• _Directive_
Locate the word "this" in the data below, then copy every line that holds it.

• _Stored data_
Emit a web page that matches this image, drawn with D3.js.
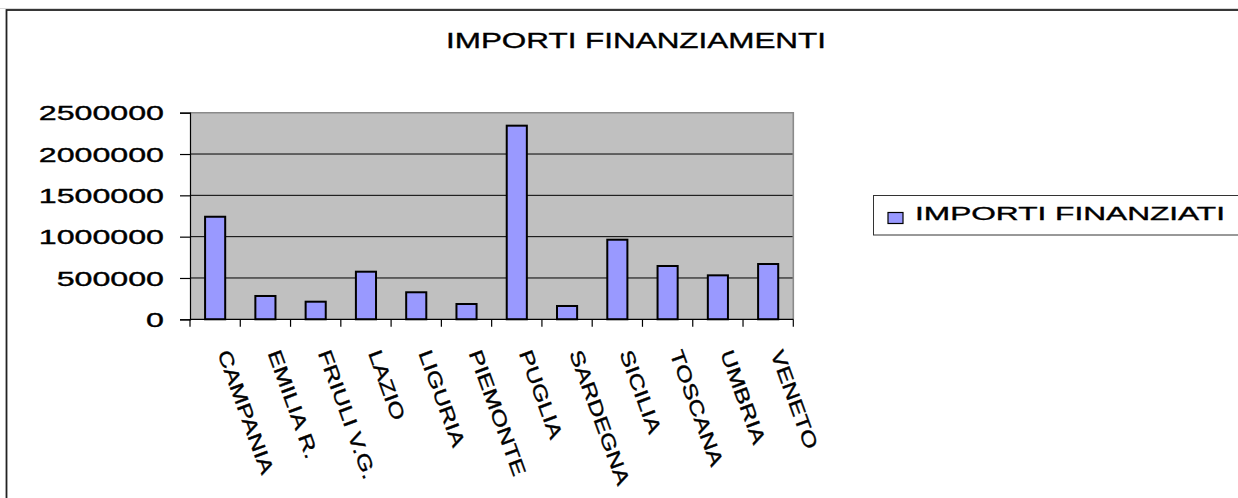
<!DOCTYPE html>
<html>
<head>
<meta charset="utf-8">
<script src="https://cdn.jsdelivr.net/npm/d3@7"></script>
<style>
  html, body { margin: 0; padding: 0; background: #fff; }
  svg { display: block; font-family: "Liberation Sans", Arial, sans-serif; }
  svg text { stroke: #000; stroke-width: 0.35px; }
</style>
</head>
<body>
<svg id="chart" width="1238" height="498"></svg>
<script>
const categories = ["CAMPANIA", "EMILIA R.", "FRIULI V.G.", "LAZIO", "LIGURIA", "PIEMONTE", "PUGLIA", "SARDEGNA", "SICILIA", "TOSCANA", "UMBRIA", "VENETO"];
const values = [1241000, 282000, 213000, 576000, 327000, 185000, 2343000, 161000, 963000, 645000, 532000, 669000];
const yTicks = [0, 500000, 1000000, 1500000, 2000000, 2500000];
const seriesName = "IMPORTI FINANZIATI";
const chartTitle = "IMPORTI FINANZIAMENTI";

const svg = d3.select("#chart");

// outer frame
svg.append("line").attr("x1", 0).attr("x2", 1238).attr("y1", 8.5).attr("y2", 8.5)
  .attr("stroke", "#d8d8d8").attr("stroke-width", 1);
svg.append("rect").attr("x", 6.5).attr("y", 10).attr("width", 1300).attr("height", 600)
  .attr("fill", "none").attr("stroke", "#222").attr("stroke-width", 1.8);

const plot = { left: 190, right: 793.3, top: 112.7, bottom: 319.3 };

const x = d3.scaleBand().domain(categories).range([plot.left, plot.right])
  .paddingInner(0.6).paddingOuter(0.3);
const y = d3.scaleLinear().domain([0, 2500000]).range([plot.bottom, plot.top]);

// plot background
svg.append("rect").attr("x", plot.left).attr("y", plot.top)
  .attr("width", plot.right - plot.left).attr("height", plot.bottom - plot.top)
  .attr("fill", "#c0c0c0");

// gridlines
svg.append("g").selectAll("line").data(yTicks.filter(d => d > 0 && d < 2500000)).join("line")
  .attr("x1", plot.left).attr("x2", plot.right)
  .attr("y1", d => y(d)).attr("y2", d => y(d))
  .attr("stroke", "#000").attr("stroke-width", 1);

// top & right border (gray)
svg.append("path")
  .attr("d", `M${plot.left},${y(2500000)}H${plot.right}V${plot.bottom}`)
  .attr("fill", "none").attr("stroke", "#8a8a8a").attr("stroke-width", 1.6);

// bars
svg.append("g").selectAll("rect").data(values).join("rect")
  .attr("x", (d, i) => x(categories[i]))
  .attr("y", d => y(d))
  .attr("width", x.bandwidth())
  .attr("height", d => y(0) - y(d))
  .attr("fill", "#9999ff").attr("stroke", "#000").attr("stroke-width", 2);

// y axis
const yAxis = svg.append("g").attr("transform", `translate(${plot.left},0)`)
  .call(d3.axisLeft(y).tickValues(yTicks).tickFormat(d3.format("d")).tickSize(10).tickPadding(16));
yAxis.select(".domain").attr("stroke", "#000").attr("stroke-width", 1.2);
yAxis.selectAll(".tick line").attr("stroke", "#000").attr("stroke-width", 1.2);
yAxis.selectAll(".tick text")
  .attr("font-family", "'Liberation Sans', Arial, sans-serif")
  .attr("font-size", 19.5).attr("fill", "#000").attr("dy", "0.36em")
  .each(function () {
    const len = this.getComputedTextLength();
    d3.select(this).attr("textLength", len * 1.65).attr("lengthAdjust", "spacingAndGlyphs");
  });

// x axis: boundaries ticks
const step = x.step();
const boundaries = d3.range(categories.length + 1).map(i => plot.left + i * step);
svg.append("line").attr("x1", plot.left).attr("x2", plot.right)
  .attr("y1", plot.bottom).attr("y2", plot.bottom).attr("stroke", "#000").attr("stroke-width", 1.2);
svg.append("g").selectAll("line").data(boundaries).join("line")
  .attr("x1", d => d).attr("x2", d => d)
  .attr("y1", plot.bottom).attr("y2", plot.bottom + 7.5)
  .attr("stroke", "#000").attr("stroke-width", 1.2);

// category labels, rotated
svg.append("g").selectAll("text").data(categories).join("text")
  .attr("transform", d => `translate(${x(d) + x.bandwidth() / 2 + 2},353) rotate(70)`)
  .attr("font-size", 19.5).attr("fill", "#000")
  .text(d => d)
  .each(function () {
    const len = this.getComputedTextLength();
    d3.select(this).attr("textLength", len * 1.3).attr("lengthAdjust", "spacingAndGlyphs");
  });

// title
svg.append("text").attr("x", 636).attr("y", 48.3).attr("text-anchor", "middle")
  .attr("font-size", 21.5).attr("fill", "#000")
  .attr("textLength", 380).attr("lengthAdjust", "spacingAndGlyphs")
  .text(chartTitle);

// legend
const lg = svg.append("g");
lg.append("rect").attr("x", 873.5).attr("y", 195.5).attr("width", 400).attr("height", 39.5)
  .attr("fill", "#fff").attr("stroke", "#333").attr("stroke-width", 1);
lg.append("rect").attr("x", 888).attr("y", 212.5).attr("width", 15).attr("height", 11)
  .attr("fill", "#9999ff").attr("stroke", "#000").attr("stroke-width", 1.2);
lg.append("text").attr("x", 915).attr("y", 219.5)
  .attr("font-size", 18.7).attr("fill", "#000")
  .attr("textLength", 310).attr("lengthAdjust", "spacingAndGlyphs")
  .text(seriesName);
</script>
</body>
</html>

• _Result of the exercise_
Emit a web page that matches this image, drawn with D3.js.
    const len = this.getComputedTextLength();
    d3.select(this).attr("textLength", len * 1.65).attr("lengthAdjust", "spacingAndGlyphs");
    const len = this.getComputedTextLength();
    d3.select(this).attr("textLength", len * 1.3).attr("lengthAdjust", "spacingAndGlyphs");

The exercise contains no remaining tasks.